The mean dust concentration inside the tunnel was measured with a gravimetric sampler consisting of an open faced sampling head containing a 47 mm diameter high efficiency glass fibre filter, and a Rotheroe and Mitchell high volume pump. The variation of dust concentration with time was measured with a Hand-held Aerosol Monitor (HAM), a direct reading instrument. This instrument is calibrated with Arizona road dust with particle sizes in the respirable range, i.e. <=7 µm in diameter, and so can only be used to make comparative measurements with other types of dust. The two sampling instruments were placed alongside each other in the centre of the tunnel, approx. 3 m downstream of the test rig. The output from the HAM was connected to a data logger module manufactured by Digitron Ltd which plugs into a Psion series 2 organiser.

In order to ensure safe use, the saw's compressed air supply was first passed through a mains operated solenoid valve, interfaced with magnetic contact switches on the doors of the tunnel so that if the doors were opened the power would be cut. Water settling on the floor of the tunnel produces a slip hazard, and so drip trays were placed in the vicinity of the saw and downstream, and an area of carborundum-impregnated non-slip floor covering was securely attached to the floor of the tunnel just downstream of the drip tray. During the tests the operators wore polyurethane rubber or soft rubber soled shoes to ensure a good grip. The paving slabs inside an enclosed space are dangerous to handle, especially when they are partly cut through, and so a small fork lift was used to transport the slabs to the tunnel and to put them on and off the platform of the test rig.

Method

The saw was designed to operate at a pressure of 7 bar and an air consumption of 2-2.4 m 3 min-1 . Its rotational speed, measured with a stroboscope, was adjusted to the specified value of 5100 rpm. The air flow through the tunnel was set to 1 m s-1  and the speed at which the saw moves, its cutting speed, was adjusted to about 0.6 m min-1 .

Cuts were made on 600 X 600 X 48 mm paving slabs placed onto a wooden platform between two wooden stops and fastened on top of the inner frame of the test rig using G clamps, with the cut depth set to approx. 10 mm. At the end of each cut the slab was moved along 2 cm using a length of wooden dowel inserted through the side of the tunnel, so that a new cut could be made in the opposite direction. In practice cuts are normally made with the saw moving away from the operator, but it was easier to return the saw to its original position cutting than not, and it will be seen below that an interesting result emerged from this exercise.

After nine cuts the linear module, saw, logger and sampling pump were switched off. The gravimetric sampling filter was removed and weighed, and the logged data were transferred to a computer spreadsheet program. The drip trays were emptied if necessary. After each test the average cut depth was determined from measurements at four positions along each cut.

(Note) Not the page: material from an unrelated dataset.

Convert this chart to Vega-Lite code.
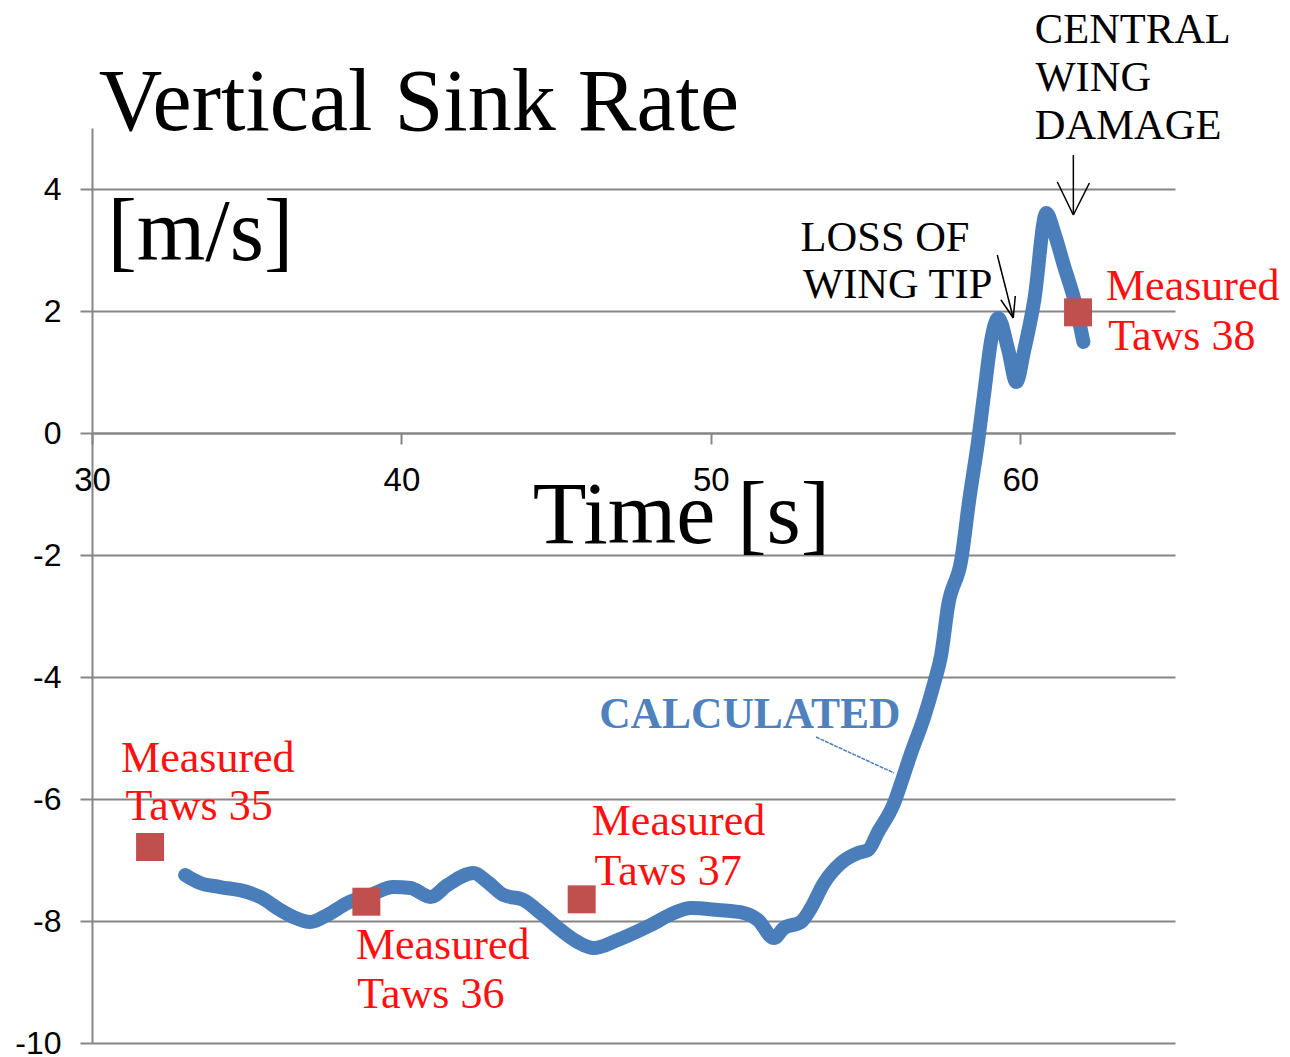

When the effects of water on dust suppression were investigated, the water tank was pumped up to maximum pressure, usually with about 26 pump actions, at which a safety valve would begin to open. The initial flow was then set to either 1 or 2 l min-1 and the decrease in flow rate with time was measured. This was then repeated with an initial tank pressure of approximately half the maximum.

Results

The results of all the tests are shown in Table 4 and Figs. 6-8. Dust concentrations are calculated from measurements made during the cutting cycles and not the time between cuts, and are normalised to a standard 10 mm cut depth. The HAM measurements were normalised with respect to the gravimetric results using pooled results from all of the experiments.

When no water was applied to the saw blade the dust concentration was 184 mg m-3 measured gravimetrically, the normalised HAM result being 154.4 mg m-3 . Figure 6 shows that the levels of dust produced in this instance did not vary with the direction of cut.

When the test was repeated with water supplied by the hand pump, at an average flow rate of 0.12 l min-1 and an initial flow rate of 0.2 l min-1 , the concentration was reduced by 55%. Water at a constant flow rate of 0.2 l min-1 , supplied by the electric pump, resulted in a 73% drop in concentration, to 49 mg m-3 , though this is still high. However, increasing the flow rate to 0.5 l min -1 had a dramatic effect, reducing the dust concentration by about 97%, to 6.12 mg m -3 measured gravimetrically, the normalised HAM result being 2.64 mg m-3 . These results are summarised in Fig. 7, and indicate that further increase in water flow to 1 l min -1 does not cause further significant reduction. Figure 8 shows that when water dust suppression was used, the levels of dust were higher on the forward stroke, i.e. with the saw blade spinning in the direction of a wheel moving along the cut, by between 55 and 70%. The reason for this is not known, but the effect was repeatable.

The water flow produced using the hand pump is illustrated in Fig. 9. An 8 litre capacity tank should be capable of supplying water at a flow rate of 0.5 l min-1 for 16 min. However, even the initial pressure inside the tank at its maximum, the minimum adequate flow of 0.5 l m-1 can be sustained only for just over 4 min. The flow is not constant and the initial flows of 2 or 1 l min-1 result in waste of water without any improvement in dust suppression.

The flow of water to each nozzle was observed to be uneven to an extent that depended on the rate of water flow. At total flows of <1 l min-1 the water failed to reach the far nozzle, which was supplied by a length of tube that passed over the saw hood. Smaller diameter nozzles operating at a higher pressure would probably resolve this problem, since the resistance to flow introduced by the nozzles would dominate, reducing the effect of the resistance of any connecting tubes. The manufacturers recommended that a "trickle" of water would be sufficient to control dust levels, but they could not quantify this (private communication). Since there is no water flow indicator supplied with the kit the operator would have no idea whether the flow rate is higher than the 0.5 l min-1 required to give good dust suppression, other than by observing the dust generated.